La iglesia, y una casa en la esquina noreste del parque, hablan de un capítulo importante, quizá sólo una escaramuza, de la que en las historias emerge la figura de un hombre mal hablado que se impone mostrando su revólver.  Me pregunto, quién contará la historia completa de esta tierra tan rica en un momento, y que luego del desafortunado advenimiento de un sismo, vio en término de muy pocos años, cómo se le derrumbaba, además de la iglesia, su liderazgo territorial y su conexión con el mundo.  Quién podría relatar las intrigas que se desataron ante hechos tan importantes, y que parecen desvanecidos en el ambiente.  Ahora se habla de anécdotas graciosas, pero hay algo en Sonsón, muy grande, que no se está contando. 

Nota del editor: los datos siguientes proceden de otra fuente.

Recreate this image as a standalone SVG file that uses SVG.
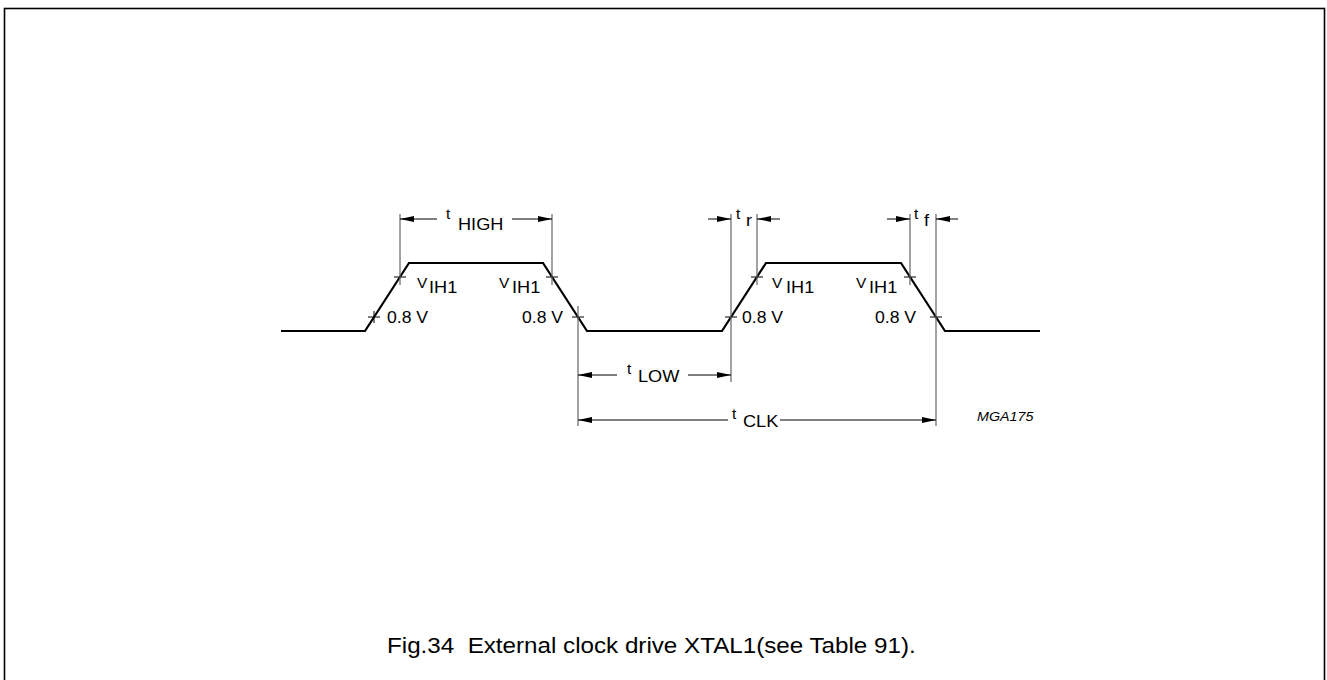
<svg xmlns="http://www.w3.org/2000/svg" width="1327" height="680" viewBox="0 0 1327 680">
  <style>
    .wave { fill: none; stroke: #000; stroke-width: 2.2; stroke-linejoin: miter; }
    .dim { fill: none; stroke: #666; stroke-width: 1.2; }
    .tick { fill: none; stroke: #000; stroke-width: 1; }
    .arr { fill: none; stroke: #000; stroke-width: 1; marker-end: url(#ah); }
    text { font-family: "Liberation Sans", Arial, sans-serif; fill: #000; }
    .lbl { font-size: 16px; }
    .sub { font-size: 16.5px; }
    .sm { font-size: 14px; }
    .v { font-size: 14px; }
    .id { font-size: 13px; font-style: italic; }
    .cap { font-size: 22px; }
  </style>
  <defs>
    <marker id="ah" markerUnits="userSpaceOnUse" markerWidth="14" markerHeight="6" refX="14" refY="3" orient="auto">
      <path d="M0,0 L14,3 L0,6 z" fill="#000"/>
    </marker>
  </defs>

  <g id="frame">
    <rect x="4.5" y="8.5" width="1320" height="690" fill="none" stroke="#000" stroke-width="1.6"/>
  </g>

  <g id="waveform">
    <polyline class="wave" points="281,331 365,331 409,263 543,263 587,331 722,331 766,263 901,263 945,331 1040,331"/>
  </g>

  <g id="ticks">
    <path class="tick" d="M368,317 H380 M374,311 V323"/>
    <path class="tick" d="M394,277 H406"/>
    <path class="tick" d="M546,277 H558"/>
    <path class="tick" d="M572,317 H584"/>
    <path class="tick" d="M725,317 H737"/>
    <path class="tick" d="M751,277 H763"/>
    <path class="tick" d="M904,277 H916"/>
    <path class="tick" d="M930,317 H942"/>
  </g>

  <g id="connectors">
    <path class="dim" d="M400,214 V285 M552,214 V285 M578,306 V426 M731,214 V382 M757,214 V285 M910,214 V285 M936,214 V426"/>
    <line class="arr" x1="437" y1="219" x2="400" y2="219"/>
    <line class="arr" x1="512" y1="219" x2="552" y2="219"/>
    <line class="arr" x1="708" y1="219" x2="731" y2="219"/>
    <line class="arr" x1="780" y1="219" x2="757" y2="219"/>
    <line class="arr" x1="887" y1="219" x2="910" y2="219"/>
    <line class="arr" x1="958" y1="219" x2="936" y2="219"/>
    <line class="arr" x1="617" y1="375" x2="578" y2="375"/>
    <line class="arr" x1="688" y1="375" x2="731" y2="375"/>
    <line class="arr" x1="728" y1="420" x2="578" y2="420"/>
    <line class="arr" x1="780" y1="420" x2="936" y2="420"/>
  </g>

  <g id="label-thigh">
    <text class="sm" transform="translate(446 219) scale(1.1 1)">t</text>
    <text class="sub" transform="translate(458 230) scale(1.1 1)">HIGH</text>
  </g>
  <g id="label-tr">
    <text class="sm" transform="translate(736 219) scale(1.1 1)">t</text>
    <text class="sub" transform="translate(746 226) scale(1.1 1)">r</text>
  </g>
  <g id="label-tf">
    <text class="sm" transform="translate(914 219) scale(1.1 1)">t</text>
    <text class="sub" transform="translate(924 226) scale(1.1 1)">f</text>
  </g>
  <g id="label-tlow">
    <text class="sm" transform="translate(627 374) scale(1.1 1)">t</text>
    <text class="sub" transform="translate(638 382) scale(1.1 1)">LOW</text>
  </g>
  <g id="label-tclk">
    <text class="sm" transform="translate(732 419) scale(1.1 1)">t</text>
    <text class="sub" transform="translate(743 427) scale(1.1 1)">CLK</text>
  </g>

  <g id="label-vih1-1">
    <text class="v" transform="translate(417 288) scale(1.1 1)">V</text>
    <text class="sub" transform="translate(429 293) scale(1.1 1)">IH1</text>
  </g>
  <g id="label-vih1-2">
    <text class="v" transform="translate(499 288) scale(1.1 1)">V</text>
    <text class="sub" transform="translate(512 293) scale(1.1 1)">IH1</text>
  </g>
  <g id="label-vih1-3">
    <text class="v" transform="translate(772 288) scale(1.1 1)">V</text>
    <text class="sub" transform="translate(786 293) scale(1.1 1)">IH1</text>
  </g>
  <g id="label-vih1-4">
    <text class="v" transform="translate(856 288) scale(1.1 1)">V</text>
    <text class="sub" transform="translate(869 293) scale(1.1 1)">IH1</text>
  </g>

  <g id="label-08v">
    <text class="lbl" transform="translate(387 323) scale(1.1 1)">0.8 V</text>
    <text class="lbl" transform="translate(522 323) scale(1.1 1)">0.8 V</text>
    <text class="lbl" transform="translate(742 323) scale(1.1 1)">0.8 V</text>
    <text class="lbl" transform="translate(875 323) scale(1.1 1)">0.8 V</text>
  </g>

  <g id="label-id">
    <text class="id" transform="translate(977 421) scale(1.1 1)">MGA175</text>
  </g>

  <g id="caption">
    <text class="cap" transform="translate(387 653) scale(1.1 1)">Fig.34&#160; External clock drive XTAL1(see Table 91).</text>
  </g>
</svg>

Un día volveré con suficiente tiempo y repasaré los textos de las “Efemérides sonsonesas” resguardadas en el Centro de Historia en la Casa de la Cultura, y donde, según me dijo Gabriela Grisales, Gerente de la Casa de los Abuelos, podré entender mejor lo ocurrido en esta tierra en el siglo XX.  Quizá en el proceso me encuentre, de alguna forma, la novela que haga continuidad a lo contado en “Mercedes” por la pluma fantasiosa del viejo Marco Antonio Jaramillo.